Richard bought several lengths of sprigged muslin, well aware that Kitty had told him a small lie; servant maids wore wool, and ten yards of muslin were worth three guineas. The jury had felt sorry for the weeping, devastated girls. As well the jury might. He also bought cheap cotton calico which would make everyday dresses for dealing with pigs and poultry, sewing thread, needles, scissors, some yard rules and trowels for himself, and an iron stove with a fire grate and ashpan in its base surmounted by an oven with a flat top and a hole for a chimney. Captain Monroe had sections of thin steel chimney pipe of the kind installed on ships; they cost more than the stove. What pounds were left he spent on thick napped cotton cloth he knew would make excellent diapers, and dark red woolen serge to make winter coats for Kitty and the baby.
“Ye’ve just spent almost as much as ye did on twelve good acres,” said Stephen, testing the rope binding the goods to the sled. “Monroe is a robber.”
“Land requires labor, and that I give free,” said Richard. “I would have my wife and children as comfortable as Norfolk Island life permits. This is no climate for woolen or canvas slops, and the clothing already made up falls apart on first washing. We are swindled by London over and over again. Kitty sews even better than she cooks, so she can make things to last.” He eased his shoulders into the sled harness and buckled it across his chest. The sled moved off effortlessly, though its contents weighed over 300 pounds. “Ye’re welcome to come up the vale for supper this evening, Stephen.”
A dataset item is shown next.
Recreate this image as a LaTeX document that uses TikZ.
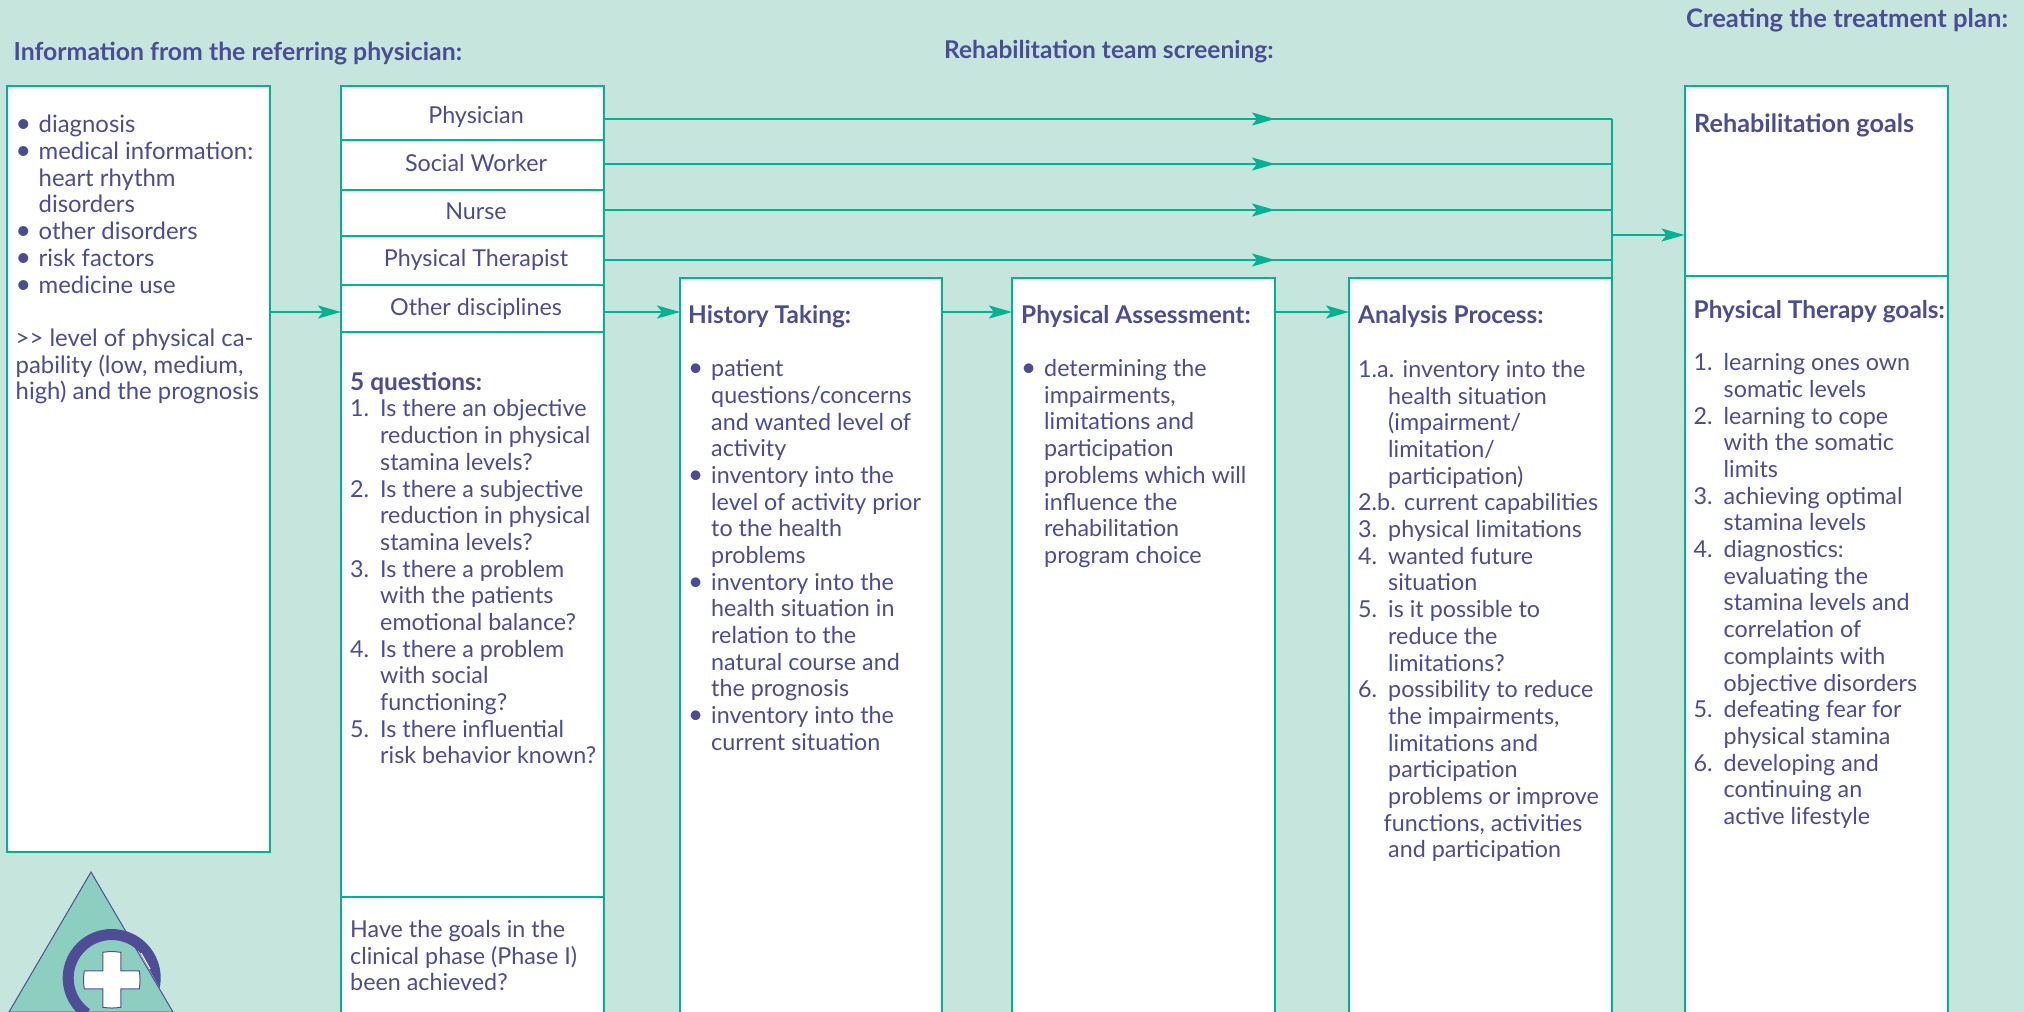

“Thankee, but nay. Tobias and I are celebrating the departure of the fucken Mt. Pitt bird by eating two splendid snappers I caught on the reef this morning.”
“Christ, ye’ll be killed doing that!”
“Not I! I can smell the big wave coming a mile away.”
Which he probably could, reflected Richard; Stephen’s gift for wind, weather, current and waves was uncanny, and no one knew more about Norfolk Island’s conditions than he.
Wanting to drop the stove off at the site of the new house first, Richard commenced to toil up the steep slope of Mount George on the Queensborough road. This one-mile slog was nothing new; he had dragged the sled laden with calcarenite stone up the hill time and time again. Wheels would have made the pull even harder, for the sled moved in smooth tracks its runners had worn when the road was muddy. Not a frequent occurrence this year, a dry one. Only an occasional night of heavy rain was bringing the wheat and Indian corn on superbly.